Mortgage rates are still really low, so there is no need to panic about rising interest rates just yet. But getting your finances in order before you go shopping for your new home will help you know what you can afford, and the more you do now, the less anxiety and stress you may experience later.
Credit Score
Your credit profile is important to lenders. Do you pay your bills on time? Do you pay more than minimum payments? What is your debt-to-income ratio? Most lenders like that ratio to be 36% or less.
Saving A Down Payment
Although a 20% down payment on a mortgage is ideal, it’s not required. Many lenders expect buyers to put down at least 3%, aside from the Federal Housing Administration (FHA), which requires a 3.5% down payment. However, if you’re interested in building sizable equity right away, put as much money down as you can afford. BankRate.com is a good place to begin shopping for rates and lenders.
If you’re looking for assistance with a down payment, the North Carolina Finance Agency may be a good place to start. Their website, is full of useful information about a variety of programs to help finance a home.
In rural communities, the U.S. Department of Agriculture (USDA), has programs available that may allow a homebuyer to finance 100% of home’s purchase price. Click here for more information.
Get Preapproved
Before you rush into house-hunting mode, get a mortgage preapproval. This process is used to help determine how much money you’re qualified to borrow for a home purchase. Once you’re preapproved, you’ll have a more realistic expectation of the homes that fall within your budget. Typically, you may qualify for a loan that is roughly 3 times your gross annual income.
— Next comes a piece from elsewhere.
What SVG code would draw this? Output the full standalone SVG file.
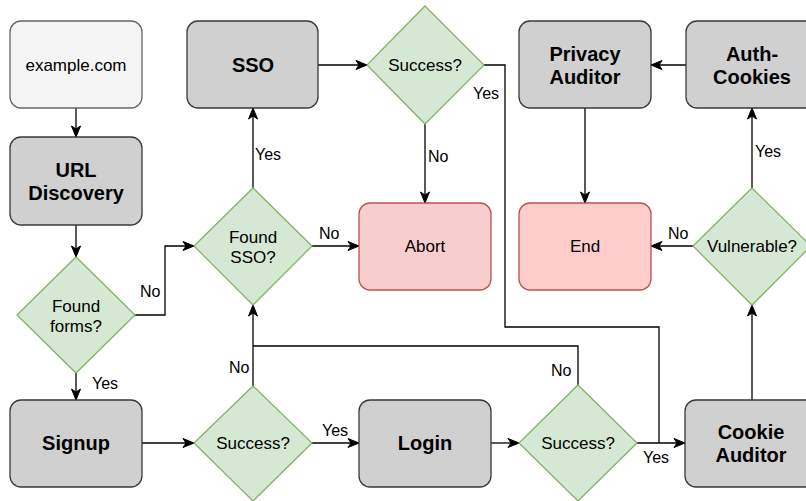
<svg xmlns="http://www.w3.org/2000/svg" width="806" height="501" viewBox="0 0 806 501">
  <defs>
    <marker id="arrow" markerUnits="userSpaceOnUse" markerWidth="13" markerHeight="12" viewBox="0 0 13 12" refX="12" refY="6" orient="auto">
      <path d="M1,1.5 L12,6 L1,10.5 L4,6 Z" fill="#000" stroke="#000" stroke-width="1" stroke-linejoin="miter"/>
    </marker>
    <style>
      .box { fill: #d0d0d0; stroke: #36393d; stroke-width: 1.3; }
      .start { fill: #f5f5f5; stroke: #666666; stroke-width: 1.3; }
      .stop { fill: #f8cecc; stroke: #b85450; stroke-width: 1.3; }
      .stop.end { fill: #ffcccc; }
      .dec { fill: #d5e8d4; stroke: #82b366; stroke-width: 1.3; }
      .title { font-family: "Liberation Sans", Arial, sans-serif; font-size: 20px; font-weight: bold; text-anchor: middle; fill: #000; }
      .body { font-family: "Liberation Sans", Arial, sans-serif; font-size: 17px; text-anchor: middle; fill: #000; }
      .lbl { font-family: "Liberation Sans", Arial, sans-serif; font-size: 16px; fill: #000; }
      .edge { fill: none; stroke: #000; stroke-width: 1.3; }
      .edge.arr { marker-end: url(#arrow); }
    </style>
  </defs>
  <rect width="806" height="501" fill="#fff"/>

  <!-- connectors -->
  <g id="connectors">
    <path class="edge arr" d="M76,108 V137"/>
    <path class="edge arr" d="M76,225 V257"/>
    <path class="edge arr" d="M76,373 V400"/>
    <path class="edge arr" d="M134,315 H165 V246 H194"/>
    <path class="edge arr" d="M253,188 V108"/>
    <path class="edge arr" d="M312,246 H359"/>
    <path class="edge arr" d="M318,65 H367"/>
    <path class="edge arr" d="M425,124 V203"/>
    <path class="edge" d="M484,65 H505 V327 H659 V443"/>
    <path class="edge arr" d="M142,443 H194"/>
    <path class="edge arr" d="M253,386 V305"/>
    <path class="edge arr" d="M312,443 H359"/>
    <path class="edge arr" d="M491,443 H519"/>
    <path class="edge" d="M578,385 V346 H253"/>
    <path class="edge arr" d="M637,443 H685"/>
    <path class="edge arr" d="M752,400 V305"/>
    <path class="edge arr" d="M752,188 V108"/>
    <path class="edge arr" d="M693,246 H651"/>
    <path class="edge arr" d="M686,65 H651"/>
    <path class="edge arr" d="M585,108 V203"/>
  </g>

  <!-- connector labels -->
  <g id="labels">
    <text class="lbl" x="140" y="297">No</text>
    <text class="lbl" x="92" y="389">Yes</text>
    <text class="lbl" x="229" y="373">No</text>
    <text class="lbl" x="255" y="160">Yes</text>
    <text class="lbl" x="319" y="239">No</text>
    <text class="lbl" x="428" y="162">No</text>
    <text class="lbl" x="473" y="99">Yes</text>
    <text class="lbl" x="322" y="436">Yes</text>
    <text class="lbl" x="551" y="376">No</text>
    <text class="lbl" x="643" y="463">Yes</text>
    <text class="lbl" x="755" y="157">Yes</text>
    <text class="lbl" x="668" y="239">No</text>
  </g>

  <g id="example">
    <rect class="start" x="10" y="21" width="132" height="87" rx="11"/>
    <text class="body" x="76" y="71" fill="#333">example.com</text>
  </g>
  <g id="url-discovery">
    <rect class="box" x="10" y="137" width="132" height="88" rx="11"/>
    <text class="title" x="76" y="177">URL</text>
    <text class="title" x="76" y="200">Discovery</text>
  </g>
  <g id="found-forms">
    <polygon class="dec" points="76,257 135,315 76,373 17,315"/>
    <text class="body" x="76" y="312">Found</text>
    <text class="body" x="76" y="332">forms?</text>
  </g>
  <g id="signup">
    <rect class="box" x="10" y="400" width="132" height="87" rx="11"/>
    <text class="title" x="76" y="450">Signup</text>
  </g>
  <g id="found-sso">
    <polygon class="dec" points="253,188 312,246 253,305 194,246"/>
    <text class="body" x="253" y="243">Found</text>
    <text class="body" x="253" y="263">SSO?</text>
  </g>
  <g id="sso">
    <rect class="box" x="187" y="21" width="131" height="87" rx="11"/>
    <text class="title" x="253" y="72">SSO</text>
  </g>
  <g id="sso-success">
    <polygon class="dec" points="425,6 484,65 425,124 367,65"/>
    <text class="body" x="425" y="71">Success?</text>
  </g>
  <g id="abort">
    <rect class="stop" x="359" y="203" width="132" height="87" rx="11"/>
    <text class="body" x="425" y="252">Abort</text>
  </g>
  <g id="signup-success">
    <polygon class="dec" points="253,386 312,443 253,501 194,443"/>
    <text class="body" x="253" y="449">Success?</text>
  </g>
  <g id="login">
    <rect class="box" x="359" y="400" width="132" height="87" rx="11"/>
    <text class="title" x="425" y="450">Login</text>
  </g>
  <g id="login-success">
    <polygon class="dec" points="578,385 637,443 578,501 519,443"/>
    <text class="body" x="578" y="449">Success?</text>
  </g>
  <g id="cookie-auditor">
    <rect class="box" x="685" y="400" width="134" height="87" rx="11"/>
    <text class="title" x="751" y="439">Cookie</text>
    <text class="title" x="751" y="462">Auditor</text>
  </g>
  <g id="vulnerable">
    <polygon class="dec" points="752,188 811,246 752,305 693,246"/>
    <text class="body" x="752" y="252">Vulnerable?</text>
  </g>
  <g id="end">
    <rect class="stop end" x="519" y="203" width="132" height="87" rx="11"/>
    <text class="body" x="585" y="252">End</text>
  </g>
  <g id="auth-cookies">
    <rect class="box" x="686" y="21" width="134" height="87" rx="11"/>
    <text class="title" x="752" y="61">Auth-</text>
    <text class="title" x="752" y="84">Cookies</text>
  </g>
  <g id="privacy-auditor">
    <rect class="box" x="519" y="21" width="132" height="87" rx="11"/>
    <text class="title" x="585" y="61">Privacy</text>
    <text class="title" x="585" y="84">Auditor</text>
  </g>
</svg>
The home-buying process involves more than just chasing a favorable interest rate. You have to find the best mortgage lender for your financial situation. No two sets of lender fees are the same, so it’s important to get loan estimates from multiple lenders before making a decision.
Know Your Loan
A fixed-rate mortgage isn’t right for every homebuyer. Neither is an adjustable-rate mortgage. If you plan to stay put in a home to raise a family, you might consider a 30-year loan. Conversely, if you’re moving in 10 years or less, an adjustable-rate mortgage, or ARM, could better suit you. Interest rates on ARMs are fixed for the first several years of the loan and often start out lower than rates on 30-year fixed loans.
Plan For More Than You Think
Your monthly mortgage payment won’t be the only expense you have as a homeowner. There are homeowner’s insurance and maintenance costs, property taxes, and possibly homeowners’ association fees, which is why it’s necessary to stick to a budget.
In addition, you will have to plan for closing costs. The loan estimate you receive after applying for a mortgage gives you an idea of the “cash to close,” or the money you need to complete the transaction. There are some closing costs for which you can shop and save money, and others that are fixed.